Granted, few Star Wars games will even achieve the level of detail that the GameCube's Rogue Squadron displays, but Racer Revenge's ambitions are not to push millions of polygons at once. Instead, Rainbow Studios (the wonderful developers that they are) crafted a very nice game-engine that renders the locales of the Star Wars universe in nice detail, and at the same time keeps the game on pace at a blistering 60 frames per second. The pod crafts are nicely detailed, but aren't overwhelmingly beautiful, at least not to any GT3-esque extent. Everything on screen looks pretty good. The courses have some nice designs to them, as the track detail is well done. The textures are very nice as well; certainly nothing to complain about. The environments range from deserts to jungles, and every track sports some very nice touches. Overall, the visuals don't leave too much to be desired. Seeing as how they are focused on speed, they look really good for the most part.
Following ATV: Offroad Fury, I've become a huge Rainbow Studios fan! Not only was it one of the best racers of 2001, but also it was a fantastic multi-player party game. ATV: Offroad Fury means a lot in my gaming heart. Even our very own Executive-Editor, Matthew, will agree -- ATV kicked serious ass. Now that the rant has concluded, allow me to describe Racer Revenge. After years of seclusion, Sebulba has finally peaked his head and come back into public. Vowing for revenge, Sebulba has assimilated a group of pod racers, and has built the ultimate pod racer himself. His target is, of course, young Anakin Skywalker, who isn't as young anymore because Racer Revenge revolves around the Episode 2 timeline. Thanks to the frame rate, Racer Revenge's gameplay is intact and fun. The speeds reach 600MPH, not quite Extreme G3, but the sense of speed is somewhat present. The game features 18 different racers, roughly half of which are secret and need to be won in the tournament mode. There are 13 tracks, spanning 5 Star Wars worlds. Aggressive racing should both be used and avoided. Excessive damage to a pod would cause it to explode, therefore plastering your race with a DNF status. There are no weapon pick-ups, and the game is only for 2 players. But for what it's worth, the replay is attractive. There are many tracks and additional racers to unlock, so if you become engrossed, you'll surely enjoy the game. There isn't too much in terms of innovation. The game's core gameplay elements are too different than the first Star Wars Racer title. That said, Rainbow Studio still put together a fine show. It's nowhere near being a disappointing Star Wars title, despite the game being somewhat generic. Racer Revenge plays well, and is very worthy of at least a rental. Episode One Racer fans will surely want to purchase this game.

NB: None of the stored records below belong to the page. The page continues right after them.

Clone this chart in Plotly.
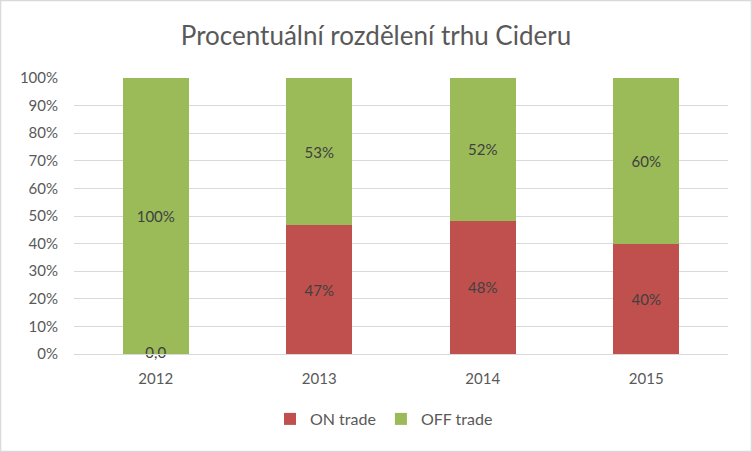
import plotly.graph_objects as go

years = ["2012", "2013", "2014", "2015"]
on_trade = [0.0, 46.6, 48.2, 39.9]
off_trade = [100.0, 53.4, 51.8, 60.1]
on_labels = ["", "47%", "48%", "40%"]
off_labels = ["100%", "53%", "52%", "60%"]
zero_label = "0,0"
y_ticks = [0, 10, 20, 30, 40, 50, 60, 70, 80, 90, 100]
y_tick_text = [f"{v}%" for v in y_ticks]

W, H = 752, 452
ml, mr, mt, mb = 74, 24, 78, 98
pw, ph = W - ml - mr, H - mt - mb

font_fam = "Lato, 'Open Sans', sans-serif"
txt_col = "#595959"
lbl_col = "#404040"

fig = go.Figure()
fig.add_trace(go.Bar(
    x=years, y=on_trade, name="ON trade", marker_color="#C0504D", marker_line_width=0,
    text=on_labels, textposition="inside", insidetextanchor="middle",
    textfont=dict(color=lbl_col, size=15, family=font_fam),
    width=0.405,
))
fig.add_trace(go.Bar(
    x=years, y=off_trade, name="OFF trade", marker_color="#9BBB59", marker_line_width=0,
    text=off_labels, textposition="inside", insidetextanchor="middle",
    textfont=dict(color=lbl_col, size=15, family=font_fam),
    width=0.405,
))
fig.add_trace(go.Scatter(
    x=[years[0]], y=[on_trade[0]], mode="text", text=[zero_label],
    textposition="middle center", showlegend=False, hoverinfo="skip",
    textfont=dict(color=lbl_col, size=15, family=font_fam), cliponaxis=False,
))

fig.update_layout(
    barmode="stack",
    width=W, height=H,
    margin=dict(l=ml, r=mr, t=mt, b=mb),
    paper_bgcolor="white", plot_bgcolor="white",
    font=dict(family=font_fam, color=txt_col, size=15),
    title=dict(text="Procentuální rozdělení trhu Cideru", x=0.5, xanchor="center",
               y=1 - 36 / H, yanchor="middle",
               font=dict(size=26, color=txt_col, family=font_fam)),
    xaxis=dict(type="category", showgrid=False, showline=True, linecolor="#D9D9D9", linewidth=1,
               ticks="outside", ticklen=11, tickcolor="rgba(0,0,0,0)",
               tickfont=dict(size=15, color=txt_col)),
    yaxis=dict(range=[0, 100], tickvals=y_ticks, ticktext=y_tick_text,
               showgrid=True, gridcolor="#D9D9D9", gridwidth=1, zeroline=False,
               ticks="outside", ticklen=12, tickcolor="rgba(0,0,0,0)",
               tickfont=dict(size=15, color=txt_col)),
    legend=dict(orientation="h", x=0.5 - 17 / pw, xanchor="center", y=-(419 - 354) / ph, yanchor="middle",
                font=dict(size=16, color=txt_col), bgcolor="rgba(0,0,0,0)",
                itemwidth=30, traceorder="normal"),
    bargap=0.6,
)
fig.add_shape(type="rect", xref="paper", yref="paper",
              x0=(0.5 - ml) / pw, x1=(W - 0.5 - ml) / pw,
              y0=(0.5 - mb) / ph, y1=(H - mb - 0.5) / ph,
              line=dict(color="#D9D9D9", width=1.5), layer="below")
fig.write_html("out.html")
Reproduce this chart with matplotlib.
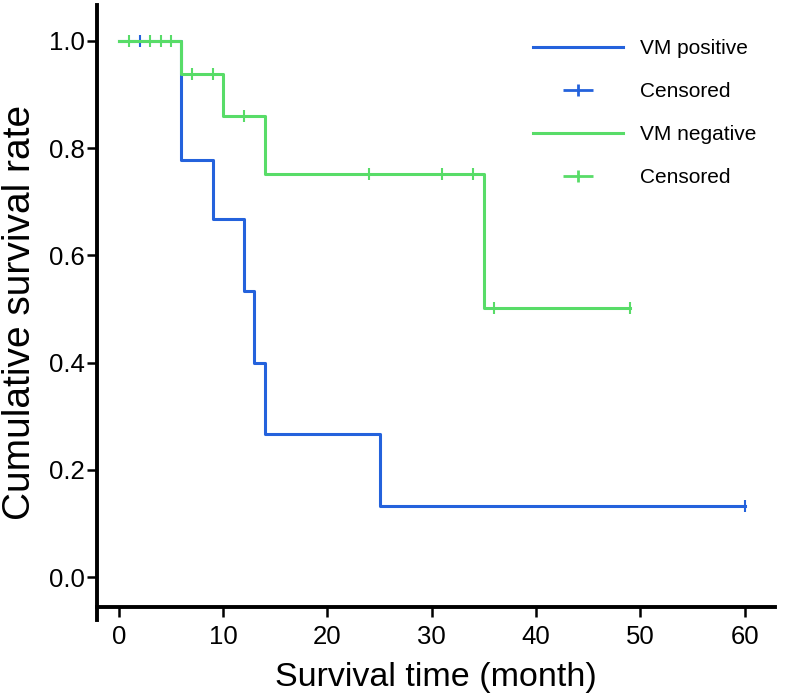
import numpy as np
import matplotlib.pyplot as plt
from matplotlib.path import Path
from matplotlib.lines import Line2D

plt.rcParams['font.family'] = ['Liberation Sans', 'DejaVu Sans']

# VM positive: event times and survival after each step
pos_times = [0, 6, 9, 12, 13, 14, 25, 60]
pos_surv = [1.0, 0.778, 0.667, 0.533, 0.400, 0.267, 0.133, 0.133]
pos_cens_t = [2, 60]
pos_cens_s = [1.0, 0.133]

# VM negative
neg_times = [0, 6, 10, 14, 35, 49]
neg_surv = [1.0, 0.9375, 0.859, 0.752, 0.501, 0.501]
neg_cens_t = [1, 3, 4, 5, 7, 9, 12, 24, 31, 34, 36, 49]
neg_cens_s = [1.0, 1.0, 1.0, 1.0, 0.9375, 0.9375, 0.859, 0.752, 0.752, 0.752, 0.501, 0.501]

blue = '#2462DC'
green = '#58DC68'

# wide "+" used for censor marks in legend
plus = Path([(-1, 0), (1, 0), (0, -0.4), (0, 0.4)],
            [Path.MOVETO, Path.LINETO, Path.MOVETO, Path.LINETO])

fig = plt.figure(figsize=(7.9, 6.96), dpi=100)
ax = fig.add_axes([0.1228, 0.109, 0.858, 0.884])

ax.step(pos_times, pos_surv, where='post', color=blue, lw=2.2)
ax.plot(pos_cens_t, pos_cens_s, ls='none', marker='|', ms=9, mew=1.5, color=blue)
ax.step(neg_times, neg_surv, where='post', color=green, lw=2.2)
ax.plot(neg_cens_t, neg_cens_s, ls='none', marker='|', ms=9, mew=1.5, color=green)

ax.set_xlim(-2.1, 62.9)
ax.set_ylim(-0.08, 1.067)
ax.set_xticks(range(0, 61, 10))
ax.set_yticks(np.arange(0, 1.01, 0.2))
ax.set_yticklabels(['0.0', '0.2', '0.4', '0.6', '0.8', '1.0'])

for s in ['top', 'right']:
    ax.spines[s].set_visible(False)
for s in ['left', 'bottom']:
    ax.spines[s].set_linewidth(2.8)
ax.spines['bottom'].set_position(('data', -0.056))
ax.tick_params(direction='out', length=7, width=1.8, labelsize=18.5)
ax.tick_params(axis='x', pad=6)
ax.tick_params(axis='y', pad=2)

ax.set_xlabel('Survival time (month)', fontsize=24.5, labelpad=9)
ax.set_ylabel('Cumulative survival rate', fontsize=28, labelpad=8)

handles = [
    Line2D([], [], color=blue, lw=2.2),
    Line2D([], [], color=blue, ls='none', marker=plus, ms=22, mew=2),
    Line2D([], [], color=green, lw=2.2),
    Line2D([], [], color=green, ls='none', marker=plus, ms=22, mew=2),
]
labels = ['VM positive', 'Censored', 'VM negative', 'Censored']
ax.legend(handles, labels, loc='upper right', bbox_to_anchor=(1.0, 0.975),
          frameon=False, fontsize=15, handlelength=4.3, labelspacing=1.15,
          numpoints=1)

fig.savefig('out.png', dpi=100)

For the most part, Racer Revenge sounds nice. The game is Dolby Surround compatible, and for those with Dolby receivers, I suggest hooking your PS2 up and turning up the volume; you might just feel as if you're actually a pod-pilot. The sound effects are very nice, the engines and the crashes sound admirable, and the soundtrack is typical orchestrated Star Wars material - but I'm not complaining. Aurally, the game is fine. There aren't many flaws to even bother pointing out.
The controls are a mixed bag. On one hand, you can control your vehicles via standard and default settings. Then there is the true control set up where you use the analog sticks to maneuver the craft, but there's a twist. Each analog stick represents an engine of the pod. By pushing on both, you will put the pod in motion. If you let go of the left stick the pod will begin turning only in left direction. If you pull back on the left stick, while still pushing on the right, the pod will sharply turn left, and vice versa. This control will take a lot of time to get used to, roughly an hour. Unfortunately though, no where in between the two controller settings is there a setting where I can accelerate/brake the pod with the right stick, and turn with the left. Surely the second set up is intuitive, but it will take a lot of time.
To conclude, Star Wars: Racer Revenge is a good arcade racer from the fine people of Rainbow Studios. It may not be the deepest racing entry, but it sure can be fun and enjoyable. With pretty visuals, very noteworthy replay value, and amusing gameplay, Racer Revenge is definitely a purchase for fans of the original racer, and is rent worthy for fans of the futuristic racing genre.